The harsh realities of childhood in developing countries are sobering. A staggering 400 million children around the world are living in extreme poverty (defined as living on less than $1.25 per day). One in three children in the developing world—more than 500 million children—have no access to sanitation facilities. And some 400 million children, one in five, have no access to safe water, and unsafe water and lack of sanitation cause about 4,000 child deaths per day, deaths that might still be preventable if not for the fact that 270 million children have no access to health care.

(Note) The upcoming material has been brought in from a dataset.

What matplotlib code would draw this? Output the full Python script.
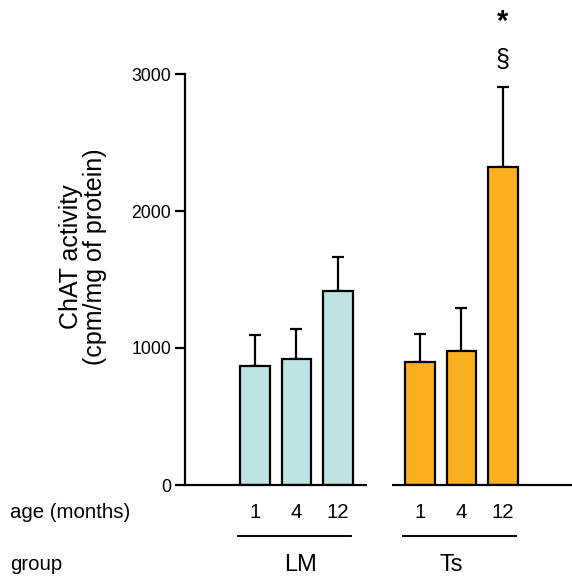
import matplotlib
matplotlib.use("Agg")
import matplotlib.pyplot as plt
import matplotlib.transforms as mtransforms
from matplotlib.lines import Line2D

plt.rcParams['font.family'] = ['Liberation Sans', 'DejaVu Sans']

groups = ["LM", "Ts"]
ages = ["1", "4", "12"]
lm_means = [870, 920, 1414]
lm_err = [225, 219, 250]
ts_means = [900, 978, 2321]
ts_err = [202, 315, 585]
ts_marks = ["", "", "§"]
ts_stars = ["", "", "*"]
colors = ["#bde3e3", "#fbb01f"]
y_ticks = [0, 1000, 2000, 3000]

fig = plt.figure(figsize=(5.72, 5.79), dpi=100)
ax = fig.add_axes([185/572, (579-485)/579, 1-185/572, (485-74)/579])

means = [lm_means, ts_means]
errs = [lm_err, ts_err]
for g in range(2):
    xs = [g*4 + i for i in range(3)]
    ax.bar(xs, means[g], width=0.72, color=colors[g], edgecolor="black",
           linewidth=1.6, zorder=2)
    ax.errorbar(xs, means[g], yerr=[[0]*3, errs[g]], fmt="none", ecolor="black",
                elinewidth=1.6, capsize=4.5, capthick=1.6, zorder=1)

# significance marks
for i in range(3):
    x = 4 + i
    if ts_marks[i]:
        ax.text(x, 3105, ts_marks[i], ha="center", va="center", fontsize=18,
                clip_on=False)
    if ts_stars[i]:
        ax.text(x, 3380, ts_stars[i], ha="center", va="center", fontsize=21,
                fontweight="bold", clip_on=False)

ax.set_xlim(-1.70, 7.68)
ax.set_ylim(0, 3000)
ax.set_yticks(y_ticks)
ax.set_yticklabels([str(v) for v in y_ticks], fontsize=12.7)
ax.tick_params(axis="y", direction="out", length=7, width=1.6, pad=3)
ax.set_xticks([])
for s in ["top", "right", "bottom"]:
    ax.spines[s].set_visible(False)
ax.spines["left"].set_linewidth(1.6)

# broken baseline
ax.plot([-1.70, 2.71], [0, 0], color="black", lw=1.6, clip_on=False, zorder=3,
        solid_capstyle="butt")
ax.plot([3.32, 7.68], [0, 0], color="black", lw=1.6, clip_on=False, zorder=3,
        solid_capstyle="butt")

ax.set_ylabel("ChAT activity\n(cpm/mg of protein)", fontsize=18,
              linespacing=1.0)
ax.yaxis.set_label_coords(-(185-83)/387, 0.555)
ax.yaxis.label.set_va("center")

trans = mtransforms.blended_transform_factory(ax.transData, fig.transFigure)
y_age = 1 - 513/579
y_line = 1 - 536/579
y_grp = 1 - 565/579
fig.text(10/572, y_age, "age (months)", fontsize=14.7, ha="left", va="center")
fig.text(10/572, y_grp, "group", fontsize=14.7, ha="left", va="center")
for g in range(2):
    for i in range(3):
        ax.text(g*4 + i, y_age, ages[i], transform=trans, ha="center",
                va="center", fontsize=14.7)
    ax.add_line(Line2D([g*4 - 0.42, g*4 + 2.32], [y_line, y_line],
                       transform=trans, color="black", lw=1.4, clip_on=False))
ax.text(1.1, y_grp, groups[0], transform=trans, ha="center", va="center",
        fontsize=17)
ax.text(4.75, y_grp, groups[1], transform=trans, ha="center", va="center",
        fontsize=17)

fig.savefig("out.png", dpi=100)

Every day, 21,000 children die as a result of poverty or poverty-related preventable diseases. Every 3.6 seconds, a person dies of starvation, and most often it is a child under the age of five. And while the toll of excess in prosperous communities and countries may be less tragic and is more difficult to quantify, there is a cost. In 2013, 42 million infants and children in the world were overweight or obese, and an estimated 70 million will be by 2025, leading to various chronic and even fatal health problems, including diabetes and heart disease. As our mentor Dr. Wess Stafford repeatedly states, “Satan’s strategy is to go after the weakest and most vulnerable people on the planet . . . our children.”